= Task instructions =
Do not copy the pictures. Write out the lines from the start of the entries through the line containing "dates = pd.date_range('2021-12-01', periods=88, freq='SMS')".
##########
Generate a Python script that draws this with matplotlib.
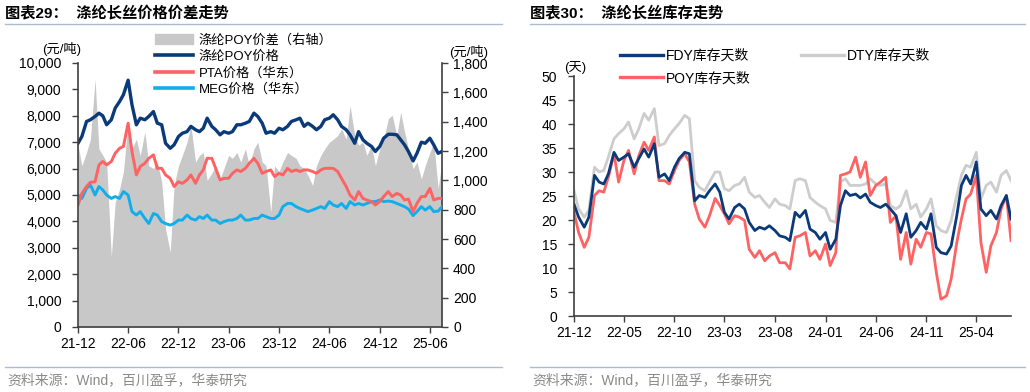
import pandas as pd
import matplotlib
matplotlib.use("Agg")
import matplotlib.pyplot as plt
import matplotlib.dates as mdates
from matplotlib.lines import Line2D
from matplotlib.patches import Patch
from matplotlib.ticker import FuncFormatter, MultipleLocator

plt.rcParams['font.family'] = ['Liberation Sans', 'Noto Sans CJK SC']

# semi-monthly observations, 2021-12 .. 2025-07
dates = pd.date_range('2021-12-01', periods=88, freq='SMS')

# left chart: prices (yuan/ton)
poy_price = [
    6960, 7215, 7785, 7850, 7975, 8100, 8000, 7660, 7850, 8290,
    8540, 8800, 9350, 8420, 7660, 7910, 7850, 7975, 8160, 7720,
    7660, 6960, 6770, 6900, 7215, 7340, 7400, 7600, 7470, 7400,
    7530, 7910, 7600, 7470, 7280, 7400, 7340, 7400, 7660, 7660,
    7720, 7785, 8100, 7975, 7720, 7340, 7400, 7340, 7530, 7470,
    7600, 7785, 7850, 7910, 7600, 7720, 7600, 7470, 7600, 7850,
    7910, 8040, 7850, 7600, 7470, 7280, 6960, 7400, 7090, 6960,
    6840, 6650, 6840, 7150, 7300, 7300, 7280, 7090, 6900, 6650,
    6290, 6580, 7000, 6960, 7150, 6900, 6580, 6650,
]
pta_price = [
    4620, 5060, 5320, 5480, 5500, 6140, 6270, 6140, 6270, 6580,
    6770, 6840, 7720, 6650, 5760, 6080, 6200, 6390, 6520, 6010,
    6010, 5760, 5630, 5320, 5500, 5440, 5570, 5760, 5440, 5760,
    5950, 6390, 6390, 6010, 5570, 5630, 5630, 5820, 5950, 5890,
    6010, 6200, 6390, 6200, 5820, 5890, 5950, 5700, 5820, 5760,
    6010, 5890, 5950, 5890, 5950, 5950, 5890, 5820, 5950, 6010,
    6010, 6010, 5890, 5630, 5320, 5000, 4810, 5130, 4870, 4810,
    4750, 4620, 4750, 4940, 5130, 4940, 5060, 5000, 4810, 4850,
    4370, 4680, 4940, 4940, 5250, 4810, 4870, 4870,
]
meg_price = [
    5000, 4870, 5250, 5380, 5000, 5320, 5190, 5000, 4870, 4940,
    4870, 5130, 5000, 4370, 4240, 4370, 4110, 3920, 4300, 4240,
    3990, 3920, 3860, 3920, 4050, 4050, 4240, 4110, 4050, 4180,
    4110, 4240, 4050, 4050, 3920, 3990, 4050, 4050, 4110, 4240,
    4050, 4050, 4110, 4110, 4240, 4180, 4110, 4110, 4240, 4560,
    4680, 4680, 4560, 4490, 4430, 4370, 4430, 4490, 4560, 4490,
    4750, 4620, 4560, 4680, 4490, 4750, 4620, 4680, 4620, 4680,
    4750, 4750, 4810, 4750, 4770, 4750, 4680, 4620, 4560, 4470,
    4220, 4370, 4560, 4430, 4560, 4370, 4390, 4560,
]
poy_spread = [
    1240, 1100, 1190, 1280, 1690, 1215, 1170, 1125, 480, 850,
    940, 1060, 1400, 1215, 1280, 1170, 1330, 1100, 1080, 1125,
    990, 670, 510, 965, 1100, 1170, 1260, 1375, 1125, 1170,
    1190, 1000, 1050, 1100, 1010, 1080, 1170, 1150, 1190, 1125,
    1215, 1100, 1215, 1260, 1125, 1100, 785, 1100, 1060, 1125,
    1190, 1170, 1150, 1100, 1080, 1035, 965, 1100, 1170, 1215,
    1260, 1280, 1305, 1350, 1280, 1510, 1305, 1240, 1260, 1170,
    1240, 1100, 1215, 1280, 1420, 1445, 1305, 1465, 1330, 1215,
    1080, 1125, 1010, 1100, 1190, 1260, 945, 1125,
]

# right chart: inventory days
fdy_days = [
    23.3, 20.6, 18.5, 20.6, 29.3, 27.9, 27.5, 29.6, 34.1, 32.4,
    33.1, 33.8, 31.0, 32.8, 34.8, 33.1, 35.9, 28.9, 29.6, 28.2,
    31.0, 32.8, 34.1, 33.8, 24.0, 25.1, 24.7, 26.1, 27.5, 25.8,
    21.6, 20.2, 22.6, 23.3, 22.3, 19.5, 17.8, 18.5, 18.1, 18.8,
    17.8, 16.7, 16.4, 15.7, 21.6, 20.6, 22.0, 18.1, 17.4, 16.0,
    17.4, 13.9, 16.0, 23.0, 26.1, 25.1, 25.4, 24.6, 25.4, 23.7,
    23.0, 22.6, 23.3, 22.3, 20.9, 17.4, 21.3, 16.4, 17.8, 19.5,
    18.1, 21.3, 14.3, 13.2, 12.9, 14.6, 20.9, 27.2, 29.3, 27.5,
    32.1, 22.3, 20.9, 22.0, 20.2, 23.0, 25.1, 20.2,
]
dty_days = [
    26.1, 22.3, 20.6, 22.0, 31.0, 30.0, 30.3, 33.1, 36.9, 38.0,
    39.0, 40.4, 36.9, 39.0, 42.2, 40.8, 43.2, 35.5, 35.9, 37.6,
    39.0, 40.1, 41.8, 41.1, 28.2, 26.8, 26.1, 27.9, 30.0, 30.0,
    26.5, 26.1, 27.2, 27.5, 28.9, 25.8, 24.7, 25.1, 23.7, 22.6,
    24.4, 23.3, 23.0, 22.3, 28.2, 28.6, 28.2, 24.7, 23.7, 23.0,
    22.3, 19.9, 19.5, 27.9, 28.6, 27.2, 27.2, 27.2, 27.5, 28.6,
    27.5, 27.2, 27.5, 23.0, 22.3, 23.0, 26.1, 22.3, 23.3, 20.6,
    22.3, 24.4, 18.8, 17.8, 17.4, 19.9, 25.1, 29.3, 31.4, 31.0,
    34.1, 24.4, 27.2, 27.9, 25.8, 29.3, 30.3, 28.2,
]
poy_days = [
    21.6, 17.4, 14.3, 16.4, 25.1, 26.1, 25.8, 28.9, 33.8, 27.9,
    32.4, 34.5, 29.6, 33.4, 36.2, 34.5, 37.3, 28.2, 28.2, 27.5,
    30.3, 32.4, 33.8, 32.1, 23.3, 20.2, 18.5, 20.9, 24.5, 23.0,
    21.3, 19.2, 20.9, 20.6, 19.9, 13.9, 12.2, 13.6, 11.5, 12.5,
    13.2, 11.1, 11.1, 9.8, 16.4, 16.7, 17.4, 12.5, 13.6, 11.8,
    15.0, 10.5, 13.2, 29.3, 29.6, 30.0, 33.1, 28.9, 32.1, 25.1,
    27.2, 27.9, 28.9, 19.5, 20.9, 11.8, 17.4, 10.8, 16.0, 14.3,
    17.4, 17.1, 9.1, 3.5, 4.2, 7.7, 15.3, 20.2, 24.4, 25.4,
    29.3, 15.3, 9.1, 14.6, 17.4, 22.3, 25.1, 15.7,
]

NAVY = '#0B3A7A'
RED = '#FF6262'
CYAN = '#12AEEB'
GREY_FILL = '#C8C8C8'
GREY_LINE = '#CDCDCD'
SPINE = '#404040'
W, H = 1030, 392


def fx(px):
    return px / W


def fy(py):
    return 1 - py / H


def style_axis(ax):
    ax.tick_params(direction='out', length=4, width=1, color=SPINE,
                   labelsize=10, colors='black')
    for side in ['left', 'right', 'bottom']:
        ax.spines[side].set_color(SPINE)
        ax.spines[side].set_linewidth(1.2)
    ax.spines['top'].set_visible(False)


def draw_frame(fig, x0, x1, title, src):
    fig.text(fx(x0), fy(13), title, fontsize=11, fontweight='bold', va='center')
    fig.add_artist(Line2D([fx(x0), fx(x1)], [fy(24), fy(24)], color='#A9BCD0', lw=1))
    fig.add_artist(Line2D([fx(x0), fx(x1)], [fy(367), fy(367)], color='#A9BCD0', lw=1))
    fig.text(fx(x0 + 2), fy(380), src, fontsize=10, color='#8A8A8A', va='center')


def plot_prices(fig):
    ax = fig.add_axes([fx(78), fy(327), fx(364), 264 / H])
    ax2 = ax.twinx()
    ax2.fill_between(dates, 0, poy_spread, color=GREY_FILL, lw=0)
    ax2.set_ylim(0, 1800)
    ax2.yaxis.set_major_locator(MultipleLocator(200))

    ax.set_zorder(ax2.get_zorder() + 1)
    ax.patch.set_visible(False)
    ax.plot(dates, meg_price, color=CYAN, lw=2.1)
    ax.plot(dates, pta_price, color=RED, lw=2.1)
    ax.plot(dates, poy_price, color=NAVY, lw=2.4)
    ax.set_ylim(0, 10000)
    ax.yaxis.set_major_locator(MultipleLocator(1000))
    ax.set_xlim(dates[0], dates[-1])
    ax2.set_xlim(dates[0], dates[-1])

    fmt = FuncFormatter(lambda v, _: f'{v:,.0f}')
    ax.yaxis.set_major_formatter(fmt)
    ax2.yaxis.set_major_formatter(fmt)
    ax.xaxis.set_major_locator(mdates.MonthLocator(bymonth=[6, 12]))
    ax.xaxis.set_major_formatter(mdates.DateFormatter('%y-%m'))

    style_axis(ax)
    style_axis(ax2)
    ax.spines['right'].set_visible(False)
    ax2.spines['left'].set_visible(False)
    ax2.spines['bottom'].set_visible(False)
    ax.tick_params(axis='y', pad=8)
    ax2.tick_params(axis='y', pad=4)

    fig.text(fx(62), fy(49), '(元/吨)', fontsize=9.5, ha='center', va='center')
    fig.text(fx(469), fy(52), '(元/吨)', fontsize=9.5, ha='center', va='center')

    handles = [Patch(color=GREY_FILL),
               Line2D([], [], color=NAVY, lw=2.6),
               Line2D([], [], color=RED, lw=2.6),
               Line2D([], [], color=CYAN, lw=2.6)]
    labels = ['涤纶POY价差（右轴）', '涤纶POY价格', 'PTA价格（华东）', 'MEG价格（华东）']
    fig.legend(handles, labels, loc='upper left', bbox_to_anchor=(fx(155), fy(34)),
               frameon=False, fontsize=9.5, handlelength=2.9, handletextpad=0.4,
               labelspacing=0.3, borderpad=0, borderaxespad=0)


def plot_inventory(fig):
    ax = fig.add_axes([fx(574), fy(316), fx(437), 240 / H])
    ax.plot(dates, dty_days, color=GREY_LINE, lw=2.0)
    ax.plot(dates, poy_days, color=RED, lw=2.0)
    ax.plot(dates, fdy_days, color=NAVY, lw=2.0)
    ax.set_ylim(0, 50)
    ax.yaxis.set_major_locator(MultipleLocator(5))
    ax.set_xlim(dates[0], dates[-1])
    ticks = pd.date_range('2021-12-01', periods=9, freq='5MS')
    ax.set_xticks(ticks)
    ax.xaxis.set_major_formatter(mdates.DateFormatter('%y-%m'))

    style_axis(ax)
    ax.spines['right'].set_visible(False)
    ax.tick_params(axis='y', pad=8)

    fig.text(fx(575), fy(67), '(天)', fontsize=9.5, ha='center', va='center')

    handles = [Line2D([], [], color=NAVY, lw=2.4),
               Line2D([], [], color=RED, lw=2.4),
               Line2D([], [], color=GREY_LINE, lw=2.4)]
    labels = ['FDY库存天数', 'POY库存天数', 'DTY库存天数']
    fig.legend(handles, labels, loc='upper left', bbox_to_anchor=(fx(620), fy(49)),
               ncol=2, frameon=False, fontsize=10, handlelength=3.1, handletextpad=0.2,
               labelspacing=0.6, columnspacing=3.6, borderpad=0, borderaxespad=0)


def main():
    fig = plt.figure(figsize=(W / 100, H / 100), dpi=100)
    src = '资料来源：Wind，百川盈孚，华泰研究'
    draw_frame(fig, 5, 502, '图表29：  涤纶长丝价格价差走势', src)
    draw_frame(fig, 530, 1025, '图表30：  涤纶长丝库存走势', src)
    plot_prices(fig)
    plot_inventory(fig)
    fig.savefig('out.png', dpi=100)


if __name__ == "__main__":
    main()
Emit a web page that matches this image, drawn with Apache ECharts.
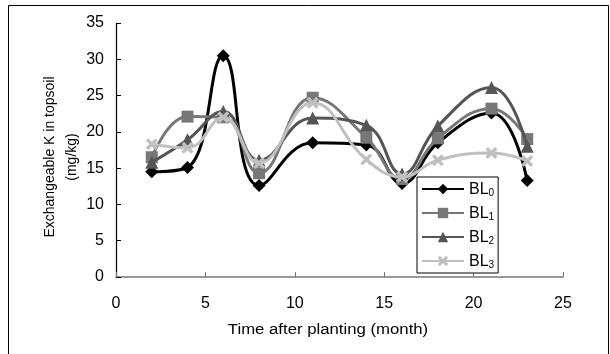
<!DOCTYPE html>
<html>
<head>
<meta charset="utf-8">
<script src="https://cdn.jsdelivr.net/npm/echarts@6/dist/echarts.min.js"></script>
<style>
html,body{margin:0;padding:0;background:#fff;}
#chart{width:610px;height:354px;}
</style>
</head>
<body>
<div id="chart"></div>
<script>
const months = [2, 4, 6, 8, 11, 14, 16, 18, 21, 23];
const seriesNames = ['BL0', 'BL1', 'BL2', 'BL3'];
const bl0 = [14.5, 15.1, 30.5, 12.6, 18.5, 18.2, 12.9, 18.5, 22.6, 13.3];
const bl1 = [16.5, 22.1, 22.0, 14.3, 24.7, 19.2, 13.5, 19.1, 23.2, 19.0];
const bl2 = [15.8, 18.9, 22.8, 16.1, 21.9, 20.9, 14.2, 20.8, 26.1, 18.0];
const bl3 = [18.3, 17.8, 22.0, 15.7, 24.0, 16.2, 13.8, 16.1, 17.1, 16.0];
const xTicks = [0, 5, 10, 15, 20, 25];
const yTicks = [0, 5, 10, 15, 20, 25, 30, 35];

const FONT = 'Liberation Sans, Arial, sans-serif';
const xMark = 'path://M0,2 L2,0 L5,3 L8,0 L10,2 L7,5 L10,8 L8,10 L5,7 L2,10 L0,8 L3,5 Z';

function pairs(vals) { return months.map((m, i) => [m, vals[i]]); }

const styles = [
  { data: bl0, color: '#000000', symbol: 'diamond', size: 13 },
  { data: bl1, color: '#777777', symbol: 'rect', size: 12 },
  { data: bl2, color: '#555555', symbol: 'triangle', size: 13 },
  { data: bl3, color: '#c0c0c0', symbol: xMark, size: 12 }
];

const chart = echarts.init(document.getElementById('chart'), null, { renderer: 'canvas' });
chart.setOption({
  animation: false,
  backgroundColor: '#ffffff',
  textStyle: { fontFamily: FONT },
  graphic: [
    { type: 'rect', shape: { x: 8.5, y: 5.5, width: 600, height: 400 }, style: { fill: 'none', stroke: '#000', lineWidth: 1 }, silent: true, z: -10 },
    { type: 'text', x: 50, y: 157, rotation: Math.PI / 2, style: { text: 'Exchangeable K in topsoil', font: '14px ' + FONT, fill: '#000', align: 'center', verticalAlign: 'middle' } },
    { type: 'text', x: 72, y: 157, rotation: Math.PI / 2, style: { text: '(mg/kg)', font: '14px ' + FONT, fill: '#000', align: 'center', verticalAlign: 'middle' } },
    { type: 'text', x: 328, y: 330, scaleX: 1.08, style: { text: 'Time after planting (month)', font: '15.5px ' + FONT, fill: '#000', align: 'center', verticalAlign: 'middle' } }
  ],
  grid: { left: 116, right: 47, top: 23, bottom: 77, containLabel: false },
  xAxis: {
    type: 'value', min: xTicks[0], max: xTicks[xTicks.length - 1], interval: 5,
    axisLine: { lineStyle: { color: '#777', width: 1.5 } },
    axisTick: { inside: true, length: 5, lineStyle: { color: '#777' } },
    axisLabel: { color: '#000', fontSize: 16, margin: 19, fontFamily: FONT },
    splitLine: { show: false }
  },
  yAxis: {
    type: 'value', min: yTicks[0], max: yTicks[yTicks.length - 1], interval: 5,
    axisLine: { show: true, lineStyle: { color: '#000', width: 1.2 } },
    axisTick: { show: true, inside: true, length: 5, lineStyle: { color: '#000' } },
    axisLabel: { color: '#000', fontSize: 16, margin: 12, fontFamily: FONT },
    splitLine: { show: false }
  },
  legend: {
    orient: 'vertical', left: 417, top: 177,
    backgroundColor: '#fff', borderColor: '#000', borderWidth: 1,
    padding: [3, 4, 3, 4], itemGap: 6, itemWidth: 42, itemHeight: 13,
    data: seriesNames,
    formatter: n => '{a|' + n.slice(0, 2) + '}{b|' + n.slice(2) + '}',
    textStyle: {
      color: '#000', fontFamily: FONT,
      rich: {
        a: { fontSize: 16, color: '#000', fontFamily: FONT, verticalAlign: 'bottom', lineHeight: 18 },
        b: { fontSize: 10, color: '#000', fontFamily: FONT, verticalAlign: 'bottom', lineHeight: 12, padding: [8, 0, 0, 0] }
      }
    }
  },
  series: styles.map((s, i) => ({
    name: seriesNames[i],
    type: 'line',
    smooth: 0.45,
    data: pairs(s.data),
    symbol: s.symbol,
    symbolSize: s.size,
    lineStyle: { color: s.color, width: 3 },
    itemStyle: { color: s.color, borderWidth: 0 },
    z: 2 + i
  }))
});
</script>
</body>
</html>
##########
= Answer for the task =
Generate a Python script that draws this with matplotlib.
import pandas as pd
import matplotlib
matplotlib.use("Agg")
import matplotlib.pyplot as plt
import matplotlib.dates as mdates
from matplotlib.lines import Line2D
from matplotlib.patches import Patch
from matplotlib.ticker import FuncFormatter, MultipleLocator

plt.rcParams['font.family'] = ['Liberation Sans', 'Noto Sans CJK SC']

# semi-monthly observations, 2021-12 .. 2025-07
dates = pd.date_range('2021-12-01', periods=88, freq='SMS')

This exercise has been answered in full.